Have Erin check Grey Wolf Capital. Possibly sending money to the Adairs.

Then I send a picture of the envelope to Carl as well.

Saw this yesterday.

A message comes back immediately:

I’m not even going to ask where you saw it.

My phone buzzes a second time. I look at the number but don’t recognize it, so I let it go to voicemail.

“I’m back,” I say to Kat and Summer.

“Johnny’s the one who benefited from Heather dying,” Kat says. “Got him out of prison.”

“That’s true,” I say. “Listen, I need to go, but I would still like the three of us to get together in person.”

“Sure,” Kat says.

“I thought we were leaving,” Summer whines.

“We have time to visit before we leave, Summer,” Kat says in her take-charge voice.

My phone buzzes a third time, and this time I think the number could be Rosalie’s. “I’ll text you both later. I gotta go.”

I answer the incoming call as I head to the laundry room to feed the dogs.

“Yeah,” I say.

“Rita Meade?”

Shit, it’s not Rosalie. It’s a man. I scoop food into the dogs’ bowls. “Yes.”

“This is Ethan Langley withPeoplemagazine.”

“No comment,” I say, walking back to the kitchen.

I’m about to end the call when he says, “I thought you might want to comment on your mother’s death.”

I crack my neck and work to control the thundering pace of my heart. “Excuse me?”

“The falsified death certificate.”

I end the call and set my phone on the counter as if it were made of plutonium. I stare at it like it will apologize to me for the words I just heard come out of it. What the hell?

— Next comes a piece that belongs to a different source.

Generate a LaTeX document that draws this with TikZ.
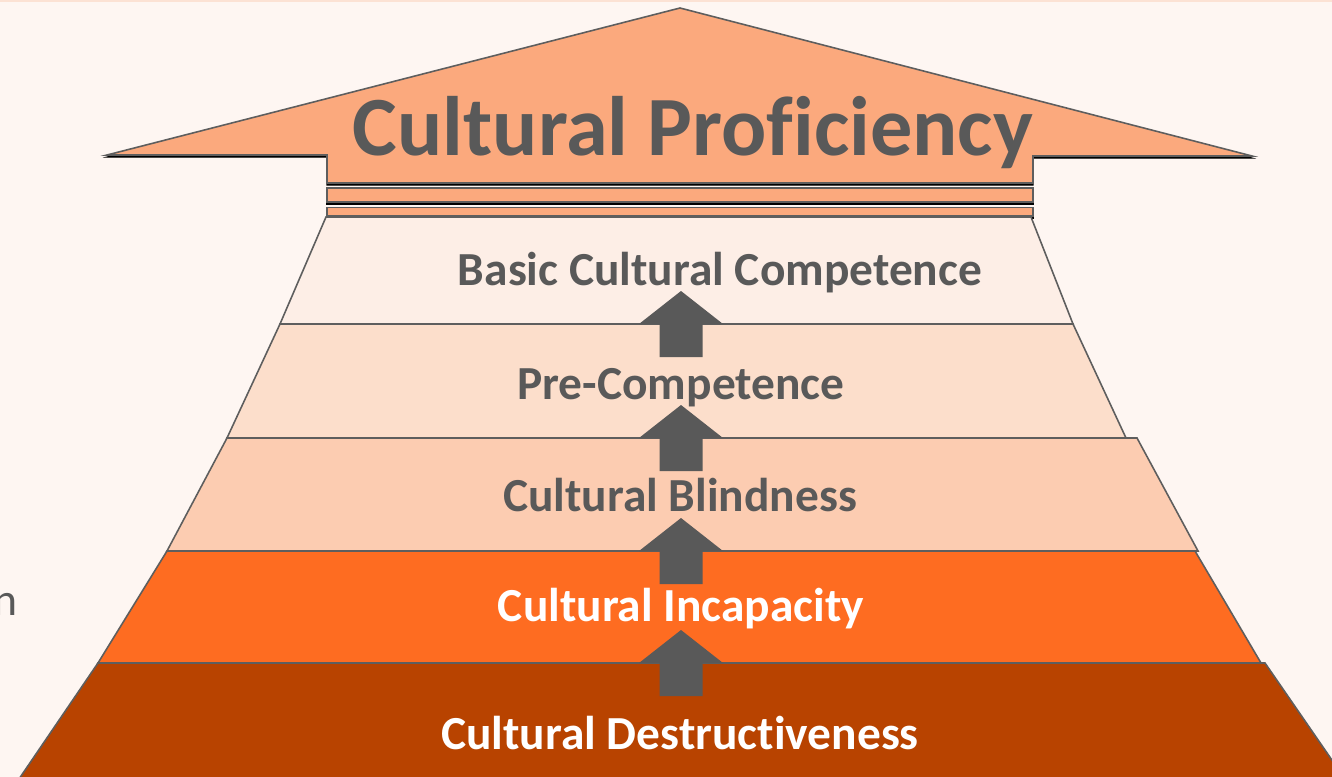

The house creaks around me. The dogs chew their bones under the kitchen table. I gaze at my father’s empty chair.

You owe me.

I fling open the door to my father’s study and punch in the code on the bottom drawer. I yank the death certificate out and the note attached. Then I start digging through the drawer, looking for anything out of the ordinary,and I hear a crinkling noise again when I grab the denim shirt. I squeeze the shirt between my hands and feel it. Something in the front pocket.

I reach in and extract a folded sheet of paper. Some small voice, like a little girl’s, tells me not to open it. But the truth is worth knowing, even if it hurts.

When I open and read the report in my hand, the truth does more than hurt; it knocks the breath out of me.

The folded paper is a toxicology report with my mother’s name on it.